The shadows nearby moved. Not the natural movement of shadow responding to light, but something else, something intentional, something called. Three shapes assembled themselves from the dark beneath the trees and took the form of foxes, matching the black monsters ahead of them almost perfectly. Summoned shapes, solid enough to cast their own shadows, moving with the fluid and purposeful grace of things that had been told exactly what to do.

They advanced on Amura's command without a sound.

Killian watched them go, then turned to see what Laufey was doing.

She was doing nothing with her hands. She spoke no incantation. She simply reached to her hip, drew the katana from its sheath in one smooth motion, and held it at her side. A dark aura built around the blade, visible and slow-moving, like smoke from cold fire.
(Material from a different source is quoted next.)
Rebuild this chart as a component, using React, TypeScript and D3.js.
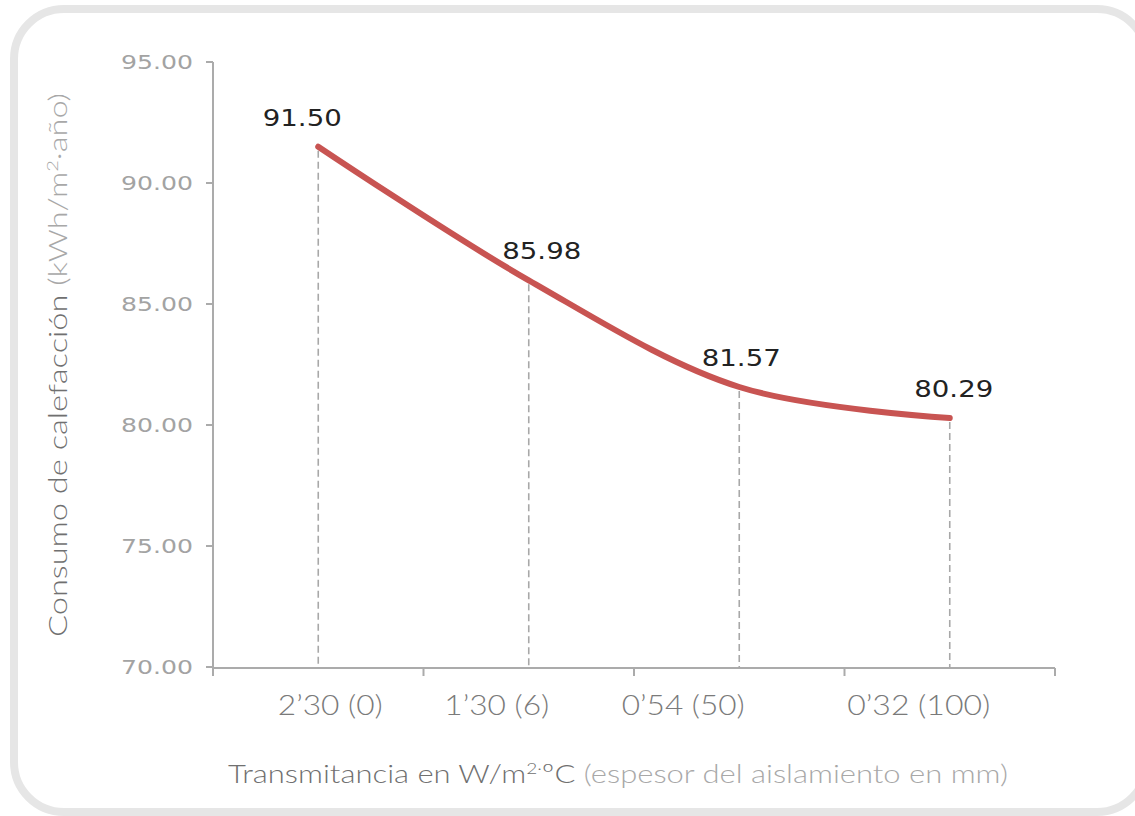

"She did not say anything," Killian said, genuinely puzzled. "No spell. No words. How does that work?"

"Her card is a Minor Arcana Wildcard," Marie said quietly, beside him. "The rules are different for that type."

Killian went still.

He reached into his pocket and pulled his card out slowly, turning it face-up in his palm. The golden edges. The illustration of the figure walking away from the village. The words printed beneath.

*The Cursed Villager.*

"Wait." He looked at Laufey's blade, then down at his card. "Minor Arcana Wildcard. That means she has the same type as me." A pause. "My card is called The Cursed Villager."

Zou Shi turned to look at it. His face went through several expressions very quickly, starting at neutral and arriving somewhere between amusement and pity.

"I'm sorry," he said. "Did you say The Cursed Villager?"

"Yes."

"That is the name of your card."

"It is."

Zou Shi pressed his lips together. "Brother, I say this with care." He patted Killian once on the shoulder. "You are not lucky, LOL!"

Killian looked down at the card. The figure on it walked its eternal road away from the village, unbothered, going nowhere in particular. He watched it for a moment.

"Yeah," he said quietly. "I sort of got that impression."